Exercise:
Give the number of lines that contain the string "code", and nothing else.
-- Start --
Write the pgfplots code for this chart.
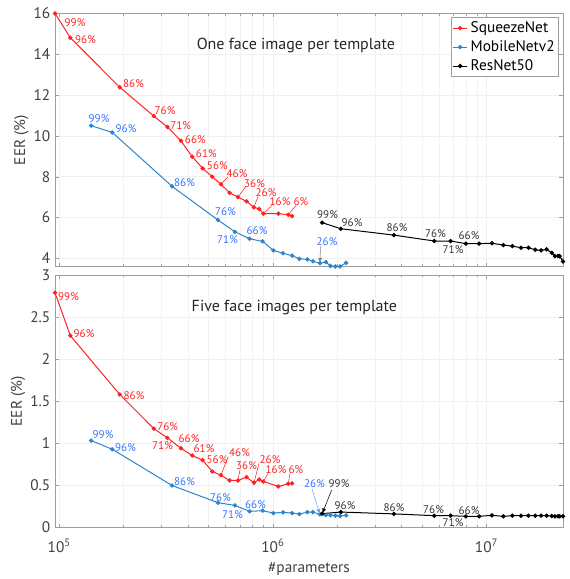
\documentclass[border=0pt]{standalone}
\usepackage{fontspec}
\setmainfont{PT Sans}
\usepackage{pgfplots}
\pgfplotsset{compat=1.18}

\definecolor{mred}{rgb}{1,0.13,0.13}
\definecolor{mblue}{rgb}{0.17,0.52,0.8}
\definecolor{tblue}{rgb}{0.2,0.45,1}
\definecolor{tgray}{gray}{0.2}
\definecolor{axgray}{gray}{0.62}
\definecolor{ticktxt}{gray}{0.25}

\pgfplotsset{
  eerstyle/.style={
    scale only axis, width=381pt,
    xmin=9.55e4, xmax=2.28e7,
    xtick={1e5,1e6,1e7},
    axis line style={axgray}, tick style={axgray},
    tick align=inside, major tick length=3pt, minor tick length=1.8pt,
    xmajorgrids, xminorgrids, ymajorgrids,
    grid style={gray!12}, minor grid style={gray!10},
    tick label style={font=\fontsize{11.5}{12}\selectfont, text=ticktxt},
    xticklabel style={yshift=-5pt},
    /pgf/number format/assume math mode=true,
    label style={font=\fontsize{11.5}{12}\selectfont, text=ticktxt},
    ylabel style={yshift=-3pt},
    xlabel style={yshift=-1pt},
    clip=false,
    every axis plot/.append style={line width=0.75pt, mark=*, mark size=1.25pt},
  },
}

\newcommand{\lab}[4]{\node[font=\fontsize{8.3}{8.3}\selectfont, text=#1, inner sep=0pt] at (#2,{579-#3}) {#4};}

\begin{document}
\begin{tikzpicture}[x=0.75pt,y=0.75pt]

% ---------- top: one face image per template
\begin{semilogxaxis}[eerstyle, at={(41.25pt,234.2pt)}, anchor=south west,
  height=190pt, ymin=3.59, ymax=16, ytick={4,6,8,10,12,14,16},
  xticklabels={}, ylabel={EER (\%)},
  legend style={at={(0.992,0.984)}, anchor=north east, draw=axgray,
    font=\fontsize{11.5}{12.5}\selectfont, inner sep=1pt, row sep=0.5pt,
    cells={anchor=west}},
  legend image code/.code={\draw[mark repeat=2,mark phase=2,#1] plot coordinates {(0,0) (5.5pt,0) (11pt,0)};},
]
\addplot[mred, mark options={fill=mred}] coordinates {
(9.55e4,16.0) (1.126e5,14.81) (1.92e5,12.38) (2.77e5,10.97) (3.21e5,10.43)
(3.71e5,9.76) (4.19e5,8.98) (4.69e5,8.41) (5.20e5,8.00) (5.71e5,7.63)
(6.27e5,7.21) (6.86e5,7.00) (7.53e5,6.79) (8.15e5,6.50) (8.63e5,6.42)
(9.02e5,6.19) (1.06e6,6.19) (1.18e6,6.14) (1.23e6,6.07)};
\addlegendentry{SqueezeNet}
\addplot[mblue, mark options={fill=mblue}] coordinates {
(1.41e5,10.50) (1.77e5,10.17) (3.37e5,7.53) (5.53e5,5.88) (6.64e5,5.30)
(7.78e5,4.96) (8.95e5,4.83) (1.005e6,4.39) (1.115e6,4.25) (1.23e6,4.13)
(1.33e6,3.98) (1.45e6,3.95) (1.54e6,3.86) (1.66e6,3.76) (1.77e6,3.82)
(1.86e6,3.63) (1.96e6,3.60) (2.06e6,3.60) (2.20e6,3.78)};
\addlegendentry{MobileNetv2}
\addplot[black, mark options={fill=black}] coordinates {
(1.70e6,5.75) (2.08e6,5.45) (3.68e6,5.14) (5.69e6,4.85) (6.79e6,4.85)
(8.0e6,4.72) (9.23e6,4.72) (1.06e7,4.74) (1.20e7,4.65) (1.32e7,4.60)
(1.45e7,4.52) (1.57e7,4.52) (1.69e7,4.42) (1.80e7,4.39) (1.91e7,4.44)
(2.02e7,4.27) (2.09e7,4.11) (2.16e7,4.11) (2.20e7,4.11) (2.28e7,3.85)};
\addlegendentry{ResNet50}
\coordinate (tr10) at (axis cs:5.71e5,7.63);
\coordinate (tr12) at (axis cs:6.86e5,7.00);
\coordinate (tr14) at (axis cs:8.15e5,6.50);
\coordinate (tr16) at (axis cs:9.02e5,6.19);
\coordinate (tr18) at (axis cs:1.18e6,6.14);
\coordinate (tb14) at (axis cs:1.66e6,3.76);
\node[font=\fontsize{12}{13}\selectfont, text=black!85] at (axis cs:1.28e6,14.45) {One face image per template};
\end{semilogxaxis}

% ---------- bottom: five face images per template
\begin{semilogxaxis}[eerstyle, at={(41.25pt,38.6pt)}, anchor=south west,
  height=189.4pt, ymin=0, ymax=3, ytick={0,0.5,1,1.5,2,2.5,3},
  yticklabels={0,0.5,1,1.5,2,2.5,3},
  xticklabels={10\textsuperscript{5},10\textsuperscript{6},10\textsuperscript{7}},
  xlabel={\#parameters}, ylabel={EER (\%)},
]
\addplot[mred, mark options={fill=mred}] coordinates {
(9.55e4,2.79) (1.126e5,2.28) (1.92e5,1.58) (2.77e5,1.175) (3.21e5,1.065)
(3.71e5,0.942) (4.19e5,0.855) (4.69e5,0.80) (5.20e5,0.666) (5.71e5,0.622)
(6.27e5,0.559) (6.86e5,0.559) (7.53e5,0.598) (8.15e5,0.532) (8.63e5,0.571)
(9.02e5,0.547) (1.06e6,0.488) (1.18e6,0.520) (1.23e6,0.524)};
\addplot[mblue, mark options={fill=mblue}] coordinates {
(1.41e5,1.033) (1.77e5,0.93) (3.37e5,0.50) (5.53e5,0.295) (6.64e5,0.263)
(7.78e5,0.192) (8.95e5,0.20) (1.005e6,0.172) (1.115e6,0.18) (1.23e6,0.172)
(1.33e6,0.16) (1.45e6,0.183) (1.54e6,0.183) (1.66e6,0.156) (1.77e6,0.148)
(1.86e6,0.145) (1.96e6,0.141) (2.06e6,0.137) (2.20e6,0.145)};
\addplot[black, mark options={fill=black}] coordinates {
(1.70e6,0.165) (2.08e6,0.184) (3.68e6,0.162) (5.69e6,0.141) (6.79e6,0.141)
(8.0e6,0.133) (9.23e6,0.133) (1.06e7,0.145) (1.20e7,0.133) (1.32e7,0.141)
(1.45e7,0.141) (1.57e7,0.141) (1.69e7,0.141) (1.80e7,0.141) (1.91e7,0.141)
(2.02e7,0.137) (2.09e7,0.133) (2.16e7,0.133) (2.20e7,0.133) (2.28e7,0.133)};
\coordinate (br10) at (axis cs:5.71e5,0.622);
\coordinate (br12) at (axis cs:6.86e5,0.559);
\coordinate (br14) at (axis cs:8.15e5,0.532);
\coordinate (br16) at (axis cs:9.02e5,0.547);
\coordinate (br18) at (axis cs:1.18e6,0.520);
\coordinate (bb14) at (axis cs:1.66e6,0.156);
\coordinate (bk1) at (axis cs:1.70e6,0.165);
\node[font=\fontsize{12}{13}\selectfont, text=black!85] at (axis cs:1.26e6,2.61) {Five face images per template};
\end{semilogxaxis}

% ---------- percentage annotations (top)
\lab{mred}{75}{22.7}{99\%}
\lab{mred}{85.5}{40}{96\%}
\lab{mred}{133.5}{83.3}{86\%}
\lab{mred}{165}{111}{76\%}
\lab{mred}{180.7}{126}{71\%}
\lab{mred}{195.3}{140}{66\%}
\lab{mred}{206.3}{154}{61\%}
\lab{mred}{217.3}{166}{56\%}
\lab{mred}{237}{173.3}{46\%}
\lab{mred}{254.5}{183.3}{36\%}
\lab{mred}{266}{192.5}{26\%}
\lab{mred}{280}{202}{16\%}
\lab{mred}{301}{202}{6\%}
\draw[mred, line width=0.4pt] (228,{579-177}) -- (tr10);
\draw[mred, line width=0.4pt] (245.5,{579-187}) -- (tr12);
\draw[mred, line width=0.4pt] (258,{579-196.5}) -- (tr14);
\draw[mred, line width=0.4pt] (272,{579-205.5}) -- (tr16);
\draw[mred, line width=0.4pt] (296,{579-205.5}) -- (tr18);

\lab{tblue}{99}{118.3}{99\%}
\lab{tblue}{126}{128.3}{96\%}
\lab{tblue}{184.5}{182.3}{86\%}
\lab{tblue}{225.5}{212}{76\%}
\lab{tblue}{227.5}{239.7}{71\%}
\lab{tblue}{257}{231}{66\%}
\lab{tblue}{327}{241.7}{26\%}
\draw[gray, line width=0.4pt, -latex] (320.5,{579-246.5}) -- (tb14);

\lab{tgray}{327.5}{215}{99\%}
\lab{tgray}{352}{222.3}{96\%}
\lab{tgray}{397}{227.7}{86\%}
\lab{tgray}{435.5}{234}{76\%}
\lab{tgray}{453}{250}{71\%}
\lab{tgray}{469}{236}{66\%}

% ---------- percentage annotations (bottom)
\lab{mred}{68.5}{296.7}{99\%}
\lab{mred}{84}{334}{96\%}
\lab{mred}{134}{395.7}{86\%}
\lab{mred}{167.7}{426.7}{76\%}
\lab{mred}{162.5}{446}{71\%}
\lab{mred}{189}{438.5}{66\%}
\lab{mred}{204}{448.5}{61\%}
\lab{mred}{217}{459.3}{56\%}
\lab{mred}{239.5}{452.7}{46\%}
\lab{mred}{246.5}{465.7}{36\%}
\lab{mred}{270}{459.3}{26\%}
\lab{mred}{276}{469.3}{16\%}
\lab{mred}{296}{469.3}{6\%}
\draw[mred, line width=0.4pt] (228.3,{579-456.7}) -- (br10);
\draw[mred, line width=0.4pt] (240,{579-470}) -- (br12);
\draw[mred, line width=0.4pt] (259,{579-463.5}) -- (br14);
\draw[mred, line width=0.4pt] (268,{579-473.5}) -- (br16);
\draw[mred, line width=0.4pt] (290,{579-473.5}) -- (br18);

\lab{tblue}{103}{435}{99\%}
\lab{tblue}{125.5}{447.3}{96\%}
\lab{tblue}{184.5}{481.3}{86\%}
\lab{tblue}{220.5}{497.3}{76\%}
\lab{tblue}{232.5}{514.3}{71\%}
\lab{tblue}{255.5}{505}{66\%}
\lab{tblue}{314.5}{484}{26\%}
\draw[tblue!70, line width=0.4pt, -latex] (312,{579-489}) -- (bb14);

\lab{tgray}{339}{484}{99\%}
\lab{tgray}{345}{506}{96\%}
\lab{tgray}{394}{507.7}{86\%}
\lab{tgray}{433.5}{509.3}{76\%}
\lab{tgray}{453}{522.7}{71\%}
\lab{tgray}{469}{510.7}{66\%}
\draw[black, line width=0.4pt, -latex] (331.7,{579-490}) -- (bk1);

\pgfresetboundingbox
\path[use as bounding box] (0,0) rectangle (569,579);
\end{tikzpicture}
\end{document}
-- End --
Solution:
2